Items from a dataset
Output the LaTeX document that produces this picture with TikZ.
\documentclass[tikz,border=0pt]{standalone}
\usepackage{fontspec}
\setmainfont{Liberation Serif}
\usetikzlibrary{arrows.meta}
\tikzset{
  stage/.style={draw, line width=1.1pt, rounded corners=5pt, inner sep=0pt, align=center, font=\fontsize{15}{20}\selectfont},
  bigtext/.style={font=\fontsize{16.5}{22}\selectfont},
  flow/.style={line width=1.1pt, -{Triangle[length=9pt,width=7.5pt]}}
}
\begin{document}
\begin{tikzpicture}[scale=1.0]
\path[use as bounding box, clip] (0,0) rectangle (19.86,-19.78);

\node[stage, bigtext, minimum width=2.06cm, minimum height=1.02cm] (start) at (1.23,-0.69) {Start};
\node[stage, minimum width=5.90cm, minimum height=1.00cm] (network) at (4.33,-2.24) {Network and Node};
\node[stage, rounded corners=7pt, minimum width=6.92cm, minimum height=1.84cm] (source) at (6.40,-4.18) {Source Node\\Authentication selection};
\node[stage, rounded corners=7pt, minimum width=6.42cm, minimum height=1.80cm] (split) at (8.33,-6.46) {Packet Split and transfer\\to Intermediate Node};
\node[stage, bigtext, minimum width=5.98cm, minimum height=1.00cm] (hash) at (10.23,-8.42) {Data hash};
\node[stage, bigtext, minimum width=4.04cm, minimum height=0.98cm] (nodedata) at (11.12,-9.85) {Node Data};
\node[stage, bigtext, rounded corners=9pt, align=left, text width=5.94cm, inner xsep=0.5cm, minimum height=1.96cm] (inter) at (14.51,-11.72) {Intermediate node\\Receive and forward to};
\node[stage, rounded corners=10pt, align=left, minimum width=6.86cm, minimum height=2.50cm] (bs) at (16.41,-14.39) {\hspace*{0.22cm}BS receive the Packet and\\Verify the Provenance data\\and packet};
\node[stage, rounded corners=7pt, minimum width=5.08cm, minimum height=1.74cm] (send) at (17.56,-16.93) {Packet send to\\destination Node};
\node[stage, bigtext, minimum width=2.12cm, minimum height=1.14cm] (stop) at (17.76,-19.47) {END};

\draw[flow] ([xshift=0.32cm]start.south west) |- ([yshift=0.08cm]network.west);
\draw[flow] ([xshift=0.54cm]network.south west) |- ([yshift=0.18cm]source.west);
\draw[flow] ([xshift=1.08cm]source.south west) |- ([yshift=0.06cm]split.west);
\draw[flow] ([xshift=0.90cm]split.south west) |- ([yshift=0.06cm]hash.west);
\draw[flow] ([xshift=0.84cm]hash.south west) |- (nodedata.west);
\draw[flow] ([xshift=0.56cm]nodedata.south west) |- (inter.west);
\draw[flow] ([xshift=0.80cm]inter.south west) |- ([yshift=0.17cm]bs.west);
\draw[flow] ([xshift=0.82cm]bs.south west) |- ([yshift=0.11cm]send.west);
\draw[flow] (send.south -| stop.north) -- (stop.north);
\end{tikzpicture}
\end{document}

* * *

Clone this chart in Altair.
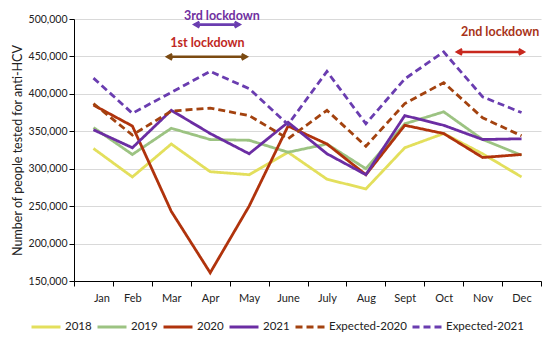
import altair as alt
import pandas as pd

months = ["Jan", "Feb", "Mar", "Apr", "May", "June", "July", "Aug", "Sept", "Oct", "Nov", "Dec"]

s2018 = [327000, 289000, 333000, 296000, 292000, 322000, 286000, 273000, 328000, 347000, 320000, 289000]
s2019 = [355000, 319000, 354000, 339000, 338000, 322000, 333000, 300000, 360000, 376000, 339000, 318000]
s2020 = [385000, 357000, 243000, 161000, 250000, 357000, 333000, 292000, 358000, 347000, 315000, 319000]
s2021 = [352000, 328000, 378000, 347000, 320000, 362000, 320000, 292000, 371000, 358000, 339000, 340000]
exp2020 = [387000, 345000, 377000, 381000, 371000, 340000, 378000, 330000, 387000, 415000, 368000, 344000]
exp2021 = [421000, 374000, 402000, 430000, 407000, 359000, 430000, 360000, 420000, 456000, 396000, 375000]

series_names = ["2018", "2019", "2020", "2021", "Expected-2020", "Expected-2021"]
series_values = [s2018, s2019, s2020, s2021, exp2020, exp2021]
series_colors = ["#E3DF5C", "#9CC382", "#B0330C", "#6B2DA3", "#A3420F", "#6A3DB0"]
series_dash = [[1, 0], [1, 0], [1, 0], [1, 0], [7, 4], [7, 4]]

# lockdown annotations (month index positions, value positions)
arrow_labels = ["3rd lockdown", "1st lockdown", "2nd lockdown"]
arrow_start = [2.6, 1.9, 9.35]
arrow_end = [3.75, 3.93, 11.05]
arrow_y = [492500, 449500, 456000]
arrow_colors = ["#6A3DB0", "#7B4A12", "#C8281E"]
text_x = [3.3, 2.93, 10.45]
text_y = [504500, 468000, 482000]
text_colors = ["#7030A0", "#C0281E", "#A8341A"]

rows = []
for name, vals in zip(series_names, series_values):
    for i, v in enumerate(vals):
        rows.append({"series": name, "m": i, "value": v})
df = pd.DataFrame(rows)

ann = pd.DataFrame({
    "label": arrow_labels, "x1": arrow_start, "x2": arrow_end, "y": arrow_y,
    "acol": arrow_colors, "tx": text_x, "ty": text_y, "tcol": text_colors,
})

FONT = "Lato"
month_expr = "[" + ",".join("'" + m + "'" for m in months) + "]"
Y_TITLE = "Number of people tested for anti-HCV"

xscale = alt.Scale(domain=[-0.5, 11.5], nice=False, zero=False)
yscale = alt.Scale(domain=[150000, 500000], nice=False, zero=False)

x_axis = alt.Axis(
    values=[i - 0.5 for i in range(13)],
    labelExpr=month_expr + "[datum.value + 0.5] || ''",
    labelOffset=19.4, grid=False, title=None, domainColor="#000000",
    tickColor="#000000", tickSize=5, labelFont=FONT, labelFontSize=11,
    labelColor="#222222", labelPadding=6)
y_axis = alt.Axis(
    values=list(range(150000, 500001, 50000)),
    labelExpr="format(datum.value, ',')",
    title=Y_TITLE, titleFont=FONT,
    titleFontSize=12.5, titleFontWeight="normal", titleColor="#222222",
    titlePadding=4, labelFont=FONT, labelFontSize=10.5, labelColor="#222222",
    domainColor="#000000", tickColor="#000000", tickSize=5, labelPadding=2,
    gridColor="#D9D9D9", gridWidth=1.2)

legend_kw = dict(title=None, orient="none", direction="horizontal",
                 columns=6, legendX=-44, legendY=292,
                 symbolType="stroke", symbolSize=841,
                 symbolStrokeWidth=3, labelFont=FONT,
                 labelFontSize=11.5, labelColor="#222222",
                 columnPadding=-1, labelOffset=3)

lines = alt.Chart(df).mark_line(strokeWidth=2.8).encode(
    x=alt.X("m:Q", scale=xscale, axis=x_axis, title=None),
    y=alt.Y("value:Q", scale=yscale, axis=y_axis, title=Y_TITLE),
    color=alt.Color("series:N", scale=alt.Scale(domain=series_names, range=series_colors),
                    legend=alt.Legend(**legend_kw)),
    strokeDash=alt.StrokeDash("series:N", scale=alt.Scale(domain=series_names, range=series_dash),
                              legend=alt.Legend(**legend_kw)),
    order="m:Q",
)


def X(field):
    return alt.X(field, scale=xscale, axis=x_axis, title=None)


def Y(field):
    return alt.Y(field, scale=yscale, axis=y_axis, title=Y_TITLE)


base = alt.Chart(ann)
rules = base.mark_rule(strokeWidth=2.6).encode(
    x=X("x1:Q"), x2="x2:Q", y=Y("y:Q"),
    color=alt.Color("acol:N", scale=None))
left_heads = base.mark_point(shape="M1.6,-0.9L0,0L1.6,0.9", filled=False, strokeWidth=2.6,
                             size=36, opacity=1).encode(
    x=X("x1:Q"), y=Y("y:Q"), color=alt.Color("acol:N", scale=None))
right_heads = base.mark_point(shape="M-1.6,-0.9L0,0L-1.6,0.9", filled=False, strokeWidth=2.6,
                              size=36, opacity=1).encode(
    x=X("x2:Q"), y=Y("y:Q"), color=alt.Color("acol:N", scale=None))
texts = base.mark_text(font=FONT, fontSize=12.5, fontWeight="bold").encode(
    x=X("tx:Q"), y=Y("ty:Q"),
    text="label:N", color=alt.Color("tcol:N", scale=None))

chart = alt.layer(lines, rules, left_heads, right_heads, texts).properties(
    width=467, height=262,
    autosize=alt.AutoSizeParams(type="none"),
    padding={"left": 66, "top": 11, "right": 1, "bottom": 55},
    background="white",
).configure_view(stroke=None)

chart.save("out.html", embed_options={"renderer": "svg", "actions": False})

** Exercise requirements **
Only the lines from the one containing "Output the LaTeX" through the one containing "(0,0) rectangle (19.86,-19.78);" are to be reproduced, exactly as they appear.

** The output **
Output the LaTeX document that produces this picture with TikZ.
\documentclass[tikz,border=0pt]{standalone}
\usepackage{fontspec}
\setmainfont{Liberation Serif}
\usetikzlibrary{arrows.meta}
\tikzset{
  stage/.style={draw, line width=1.1pt, rounded corners=5pt, inner sep=0pt, align=center, font=\fontsize{15}{20}\selectfont},
  bigtext/.style={font=\fontsize{16.5}{22}\selectfont},
  flow/.style={line width=1.1pt, -{Triangle[length=9pt,width=7.5pt]}}
}
\begin{document}
\begin{tikzpicture}[scale=1.0]
\path[use as bounding box, clip] (0,0) rectangle (19.86,-19.78);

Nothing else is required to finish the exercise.